You don’t want just kids, you want well raised kids. Badly raised kids are easily a net negative, so just paying people to be parents isn’t going to work.

The only thing that might incentivize people to think about the long term is getting rid of all old age benefits (including continuous bail outs of broad market assets by the federal government by sacrificing the purchasing power of the currency).

Right now, we take productivity from people who sacrifice to raise kids well and give it to those who don’t raise kids well, or not have them at all.

This obviously leads to an arbitrage opportunity (as evidenced by DINK lifestyles).

I do not see any other way other than to remove this arbitrage opportunity. Which probably will not happen in any democracy due to old people’s voting power.

seanmcdirmid 2 days ago | parent [-]

I beg to disagree. In Switzerland, a lot of emphasis is put on assimilation to a Swiss identity via pre-school and school. Now this eventually raises the bar for parents to raise their kids, but it also acts to Swissify immigrant kids quickly as well (and 25% of the residents in Switzerland are not born as swiss, many of those are refugees from African countries that America has problems dealing with). America's DIY hands off parent-focused system consistently has the worse results of all the world's developed countries, and is proving to be worse than even developing country systems.

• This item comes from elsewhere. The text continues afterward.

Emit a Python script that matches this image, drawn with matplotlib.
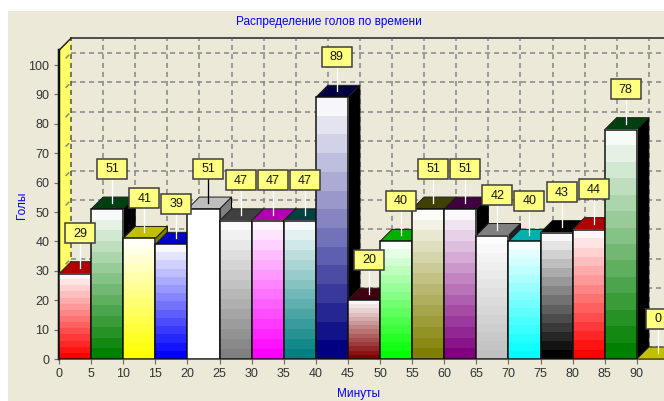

lotsofpulp 2 days ago | parent [-]

Switzerland has not achieved a replacement rate TFR since 1970.

https://www.macrotrends.net/global-metrics/countries/che/swi...

Any sustainable policy would obviously result in a TFR of at least the replacement rate.

seanmcdirmid 2 days ago | parent [-]

I have no idea what TFR has to do with anything here. So Swiss people aren't having kids like they were before, that is not relevant to education outcomes, maybe they are just really good in teaching sex education.

lotsofpulp 2 days ago | parent [-]

A sub replacement rate TFR leads to extinction, not to mention wreaks havoc on government policies that have long been dependent on growth.

seanmcdirmid 2 days ago | parent [-]

Switzerland has a high immigration rate, so they aren't going to be hit by this in the short term, and in the long term I don't think they are going to sweat some population loss.